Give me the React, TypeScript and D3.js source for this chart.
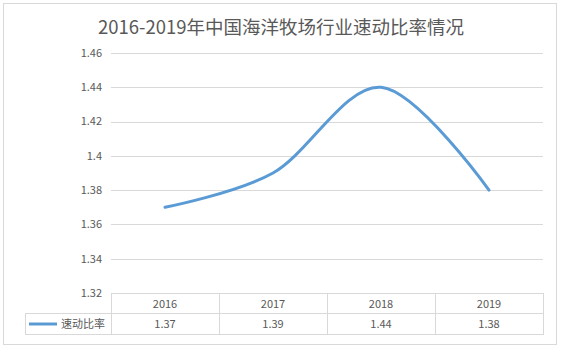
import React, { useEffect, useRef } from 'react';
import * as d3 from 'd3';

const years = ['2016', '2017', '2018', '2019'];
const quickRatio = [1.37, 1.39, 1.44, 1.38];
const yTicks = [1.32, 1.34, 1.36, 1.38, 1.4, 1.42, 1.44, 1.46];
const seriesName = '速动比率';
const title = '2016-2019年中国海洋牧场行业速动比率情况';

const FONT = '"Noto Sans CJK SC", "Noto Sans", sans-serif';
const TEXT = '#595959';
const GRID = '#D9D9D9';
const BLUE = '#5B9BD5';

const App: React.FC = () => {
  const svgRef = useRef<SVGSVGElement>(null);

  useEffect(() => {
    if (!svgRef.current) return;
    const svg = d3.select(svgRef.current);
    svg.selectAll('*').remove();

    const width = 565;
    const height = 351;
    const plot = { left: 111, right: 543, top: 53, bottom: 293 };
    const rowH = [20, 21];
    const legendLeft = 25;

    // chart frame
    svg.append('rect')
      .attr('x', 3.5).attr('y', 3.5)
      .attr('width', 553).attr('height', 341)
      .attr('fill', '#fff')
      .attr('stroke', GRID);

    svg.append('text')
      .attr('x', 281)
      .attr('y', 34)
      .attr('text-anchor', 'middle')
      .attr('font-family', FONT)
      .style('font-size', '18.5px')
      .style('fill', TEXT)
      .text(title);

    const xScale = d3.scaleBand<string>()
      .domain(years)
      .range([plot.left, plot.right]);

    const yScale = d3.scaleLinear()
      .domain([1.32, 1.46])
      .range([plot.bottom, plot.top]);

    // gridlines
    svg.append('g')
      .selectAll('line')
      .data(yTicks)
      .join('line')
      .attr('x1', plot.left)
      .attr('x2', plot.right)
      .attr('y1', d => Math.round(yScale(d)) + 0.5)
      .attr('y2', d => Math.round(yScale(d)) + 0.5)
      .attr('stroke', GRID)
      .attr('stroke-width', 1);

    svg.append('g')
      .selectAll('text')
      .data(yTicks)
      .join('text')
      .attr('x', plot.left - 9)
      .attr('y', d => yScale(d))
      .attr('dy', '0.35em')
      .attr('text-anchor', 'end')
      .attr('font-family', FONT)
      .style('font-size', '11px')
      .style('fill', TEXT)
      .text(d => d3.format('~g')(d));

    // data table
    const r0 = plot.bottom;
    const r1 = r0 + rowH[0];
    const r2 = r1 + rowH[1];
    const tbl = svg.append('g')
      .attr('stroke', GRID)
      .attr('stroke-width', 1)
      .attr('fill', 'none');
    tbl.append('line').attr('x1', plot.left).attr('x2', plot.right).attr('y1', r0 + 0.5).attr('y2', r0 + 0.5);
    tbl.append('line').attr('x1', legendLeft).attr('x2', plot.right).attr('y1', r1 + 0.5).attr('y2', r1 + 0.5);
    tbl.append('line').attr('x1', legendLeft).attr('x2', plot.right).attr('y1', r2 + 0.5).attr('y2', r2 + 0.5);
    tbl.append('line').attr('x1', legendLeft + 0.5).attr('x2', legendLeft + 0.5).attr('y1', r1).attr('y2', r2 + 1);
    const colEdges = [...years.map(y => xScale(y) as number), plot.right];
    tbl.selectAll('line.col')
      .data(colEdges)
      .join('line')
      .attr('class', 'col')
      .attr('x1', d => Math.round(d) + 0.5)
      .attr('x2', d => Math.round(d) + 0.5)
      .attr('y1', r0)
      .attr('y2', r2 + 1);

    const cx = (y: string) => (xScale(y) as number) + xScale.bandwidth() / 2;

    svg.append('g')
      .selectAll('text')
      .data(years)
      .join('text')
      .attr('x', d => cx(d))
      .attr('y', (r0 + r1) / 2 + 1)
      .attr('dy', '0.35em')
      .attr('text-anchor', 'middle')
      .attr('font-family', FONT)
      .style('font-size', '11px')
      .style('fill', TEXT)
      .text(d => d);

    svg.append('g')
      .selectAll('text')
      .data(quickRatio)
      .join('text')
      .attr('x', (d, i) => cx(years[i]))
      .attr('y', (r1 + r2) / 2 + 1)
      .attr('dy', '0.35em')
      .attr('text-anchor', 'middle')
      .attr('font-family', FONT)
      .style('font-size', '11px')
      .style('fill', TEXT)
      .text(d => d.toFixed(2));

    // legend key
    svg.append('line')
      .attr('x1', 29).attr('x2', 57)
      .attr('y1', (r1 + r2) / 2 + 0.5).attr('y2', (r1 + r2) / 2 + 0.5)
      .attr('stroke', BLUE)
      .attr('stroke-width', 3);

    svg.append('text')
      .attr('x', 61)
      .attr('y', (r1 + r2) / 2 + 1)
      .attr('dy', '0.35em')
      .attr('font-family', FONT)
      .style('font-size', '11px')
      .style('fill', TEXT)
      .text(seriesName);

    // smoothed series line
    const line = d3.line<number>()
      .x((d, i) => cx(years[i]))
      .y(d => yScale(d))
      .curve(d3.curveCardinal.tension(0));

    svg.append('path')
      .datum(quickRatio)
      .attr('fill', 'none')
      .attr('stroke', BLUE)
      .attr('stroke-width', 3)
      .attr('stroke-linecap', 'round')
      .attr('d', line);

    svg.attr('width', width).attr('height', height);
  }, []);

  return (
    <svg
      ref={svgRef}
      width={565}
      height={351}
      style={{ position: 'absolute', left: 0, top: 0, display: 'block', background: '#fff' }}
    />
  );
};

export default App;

Exercise requirements. The lines from the start of the data through the line that contains "const title = '2016-2019年中国海洋牧场行业速动比率情况';" are to be returned exactly, please, with both ends included and every picture left out.

Solution for this problem.
Give me the React, TypeScript and D3.js source for this chart.
import React, { useEffect, useRef } from 'react';
import * as d3 from 'd3';

const years = ['2016', '2017', '2018', '2019'];
const quickRatio = [1.37, 1.39, 1.44, 1.38];
const yTicks = [1.32, 1.34, 1.36, 1.38, 1.4, 1.42, 1.44, 1.46];
const seriesName = '速动比率';
const title = '2016-2019年中国海洋牧场行业速动比率情况';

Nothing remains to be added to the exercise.